Si
un movimiento revolucionario -de protesta, antisistema, con causa más o
menos clara- es sometido a autocrítica continua, a un cuestionamiento
de sus propósitos y a la forma en cómo la acción es gestionada, puede
ver en peligro su permanencia y, con ello, la esperanza de que lo que
defiende pueda llegar a tener éxito. Por eso, un movimiento, para que
prospere y perdure, necesita tanto de un liderazgo definido como de una
ovejización abundante y sacrificada. Lo que es curioso es que un
movimiento revolucionario suele surgir como consecuencia de la opresión
por parte de una minoría sobre una mayoría ovejizada, que es como decir
que, tarde o temprano, volveremos a repetir la historia. Sin embargo, en
la situación actual se una excepcionalidad: como no hay un liderazgo
claro, tampoco hay una ovejización clara. Es posible, pues, que cada
oveja deba convertirse en pastora de sí misma, lo cual daría lugar a un
proceso revolucionario muy dinámico pero sin una dirección clara.
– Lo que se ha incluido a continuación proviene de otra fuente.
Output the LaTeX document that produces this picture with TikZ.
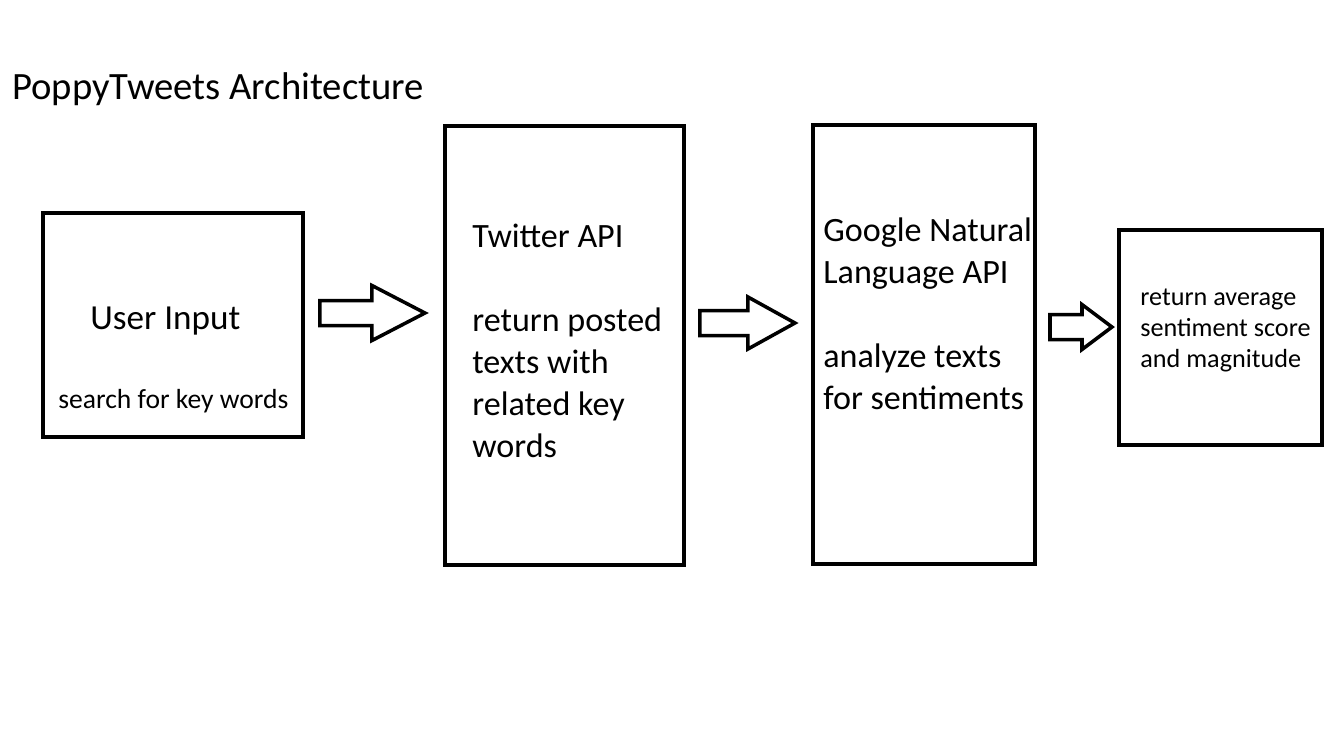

La cultura del precariado puede ser el caldo de cultivo de todo ello:
que cada oveja se las ingenie como buenamente pueda para subsistir, ya
que el liderazgo parece tan ausente, perdido y amorfo como el rebaño.
También, y hay que decirlo, las ovejas, acostumbradas a tomar dirección
con un pastor que les daba seguridad, pueden acabar , ¡ay!, con algún
trastorno. ¿Se acuerdan del mal de las vacas locas? Pues aquí se está
gestando el mal de las ovejas locas. El recrudecimiento de las
enfermedades derivadas de la fragilidad mental y emocional es un hecho
que clama al cielo. Es posible que la revolución no hecha se somatice
hasta hacer que lo que podría ser una dirección clara, convertida en
difusa por mor de la situación, acabe derivando en algo peligroso para
la salud del sistema. Y será así que veremos ovejas balando en
direcciones diferentes y contradictorias; o, incluso, perros pastores
empujándolas no sabiendo bien hacia qué redil.